Written task
Can you copy out the data exactly? Leave the images out.

====== Available data

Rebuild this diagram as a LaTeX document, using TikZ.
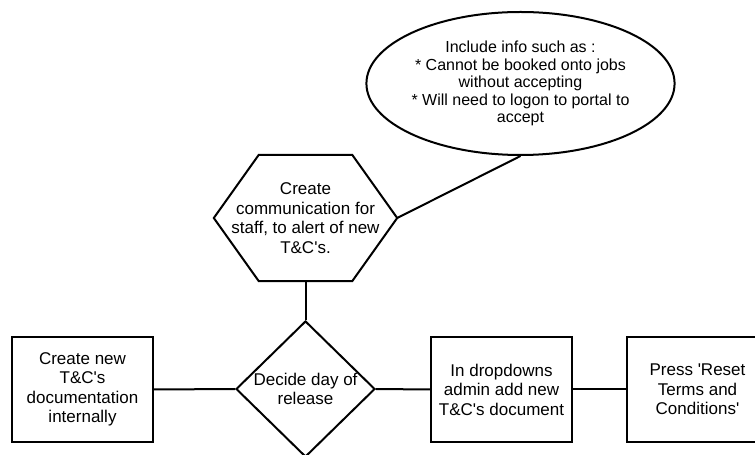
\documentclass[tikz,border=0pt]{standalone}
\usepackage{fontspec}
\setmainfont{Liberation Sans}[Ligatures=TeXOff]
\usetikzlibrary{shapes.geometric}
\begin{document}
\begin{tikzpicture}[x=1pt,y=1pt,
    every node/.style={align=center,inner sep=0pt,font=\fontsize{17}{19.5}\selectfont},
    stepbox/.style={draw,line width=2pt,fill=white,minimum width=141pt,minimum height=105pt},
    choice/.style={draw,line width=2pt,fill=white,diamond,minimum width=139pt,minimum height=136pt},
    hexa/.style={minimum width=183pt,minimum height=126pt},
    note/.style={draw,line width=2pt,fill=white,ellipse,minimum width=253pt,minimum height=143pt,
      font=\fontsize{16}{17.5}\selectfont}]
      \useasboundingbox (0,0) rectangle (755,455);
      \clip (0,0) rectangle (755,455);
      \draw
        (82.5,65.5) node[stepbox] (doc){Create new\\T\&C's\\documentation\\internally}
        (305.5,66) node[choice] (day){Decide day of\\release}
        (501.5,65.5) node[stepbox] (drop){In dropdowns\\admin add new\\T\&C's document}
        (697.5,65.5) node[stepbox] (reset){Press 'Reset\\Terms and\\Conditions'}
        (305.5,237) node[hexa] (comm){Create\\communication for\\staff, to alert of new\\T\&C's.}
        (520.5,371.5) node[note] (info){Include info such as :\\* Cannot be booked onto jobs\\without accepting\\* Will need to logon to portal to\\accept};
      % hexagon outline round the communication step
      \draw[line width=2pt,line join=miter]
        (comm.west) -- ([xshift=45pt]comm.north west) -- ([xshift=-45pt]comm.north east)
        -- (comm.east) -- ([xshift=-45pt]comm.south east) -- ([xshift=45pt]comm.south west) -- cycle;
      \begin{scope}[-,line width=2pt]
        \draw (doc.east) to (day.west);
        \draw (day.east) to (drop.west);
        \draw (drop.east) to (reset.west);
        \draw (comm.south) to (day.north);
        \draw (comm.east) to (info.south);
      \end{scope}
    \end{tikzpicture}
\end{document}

============

Task answer
Rebuild this diagram as a LaTeX document, using TikZ.
\documentclass[tikz,border=0pt]{standalone}
\usepackage{fontspec}
\setmainfont{Liberation Sans}[Ligatures=TeXOff]
\usetikzlibrary{shapes.geometric}
\begin{document}
\begin{tikzpicture}[x=1pt,y=1pt,
    every node/.style={align=center,inner sep=0pt,font=\fontsize{17}{19.5}\selectfont},
    stepbox/.style={draw,line width=2pt,fill=white,minimum width=141pt,minimum height=105pt},
    choice/.style={draw,line width=2pt,fill=white,diamond,minimum width=139pt,minimum height=136pt},
    hexa/.style={minimum width=183pt,minimum height=126pt},
    note/.style={draw,line width=2pt,fill=white,ellipse,minimum width=253pt,minimum height=143pt,
      font=\fontsize{16}{17.5}\selectfont}]
      \useasboundingbox (0,0) rectangle (755,455);
      \clip (0,0) rectangle (755,455);
      \draw
        (82.5,65.5) node[stepbox] (doc){Create new\\T\&C's\\documentation\\internally}
        (305.5,66) node[choice] (day){Decide day of\\release}
        (501.5,65.5) node[stepbox] (drop){In dropdowns\\admin add new\\T\&C's document}
        (697.5,65.5) node[stepbox] (reset){Press 'Reset\\Terms and\\Conditions'}
        (305.5,237) node[hexa] (comm){Create\\communication for\\staff, to alert of new\\T\&C's.}
        (520.5,371.5) node[note] (info){Include info such as :\\* Cannot be booked onto jobs\\without accepting\\* Will need to logon to portal to\\accept};
      % hexagon outline round the communication step
      \draw[line width=2pt,line join=miter]
        (comm.west) -- ([xshift=45pt]comm.north west) -- ([xshift=-45pt]comm.north east)
        -- (comm.east) -- ([xshift=-45pt]comm.south east) -- ([xshift=45pt]comm.south west) -- cycle;
      \begin{scope}[-,line width=2pt]
        \draw (doc.east) to (day.west);
        \draw (day.east) to (drop.west);
        \draw (drop.east) to (reset.west);
        \draw (comm.south) to (day.north);
        \draw (comm.east) to (info.south);
      \end{scope}
    \end{tikzpicture}
\end{document}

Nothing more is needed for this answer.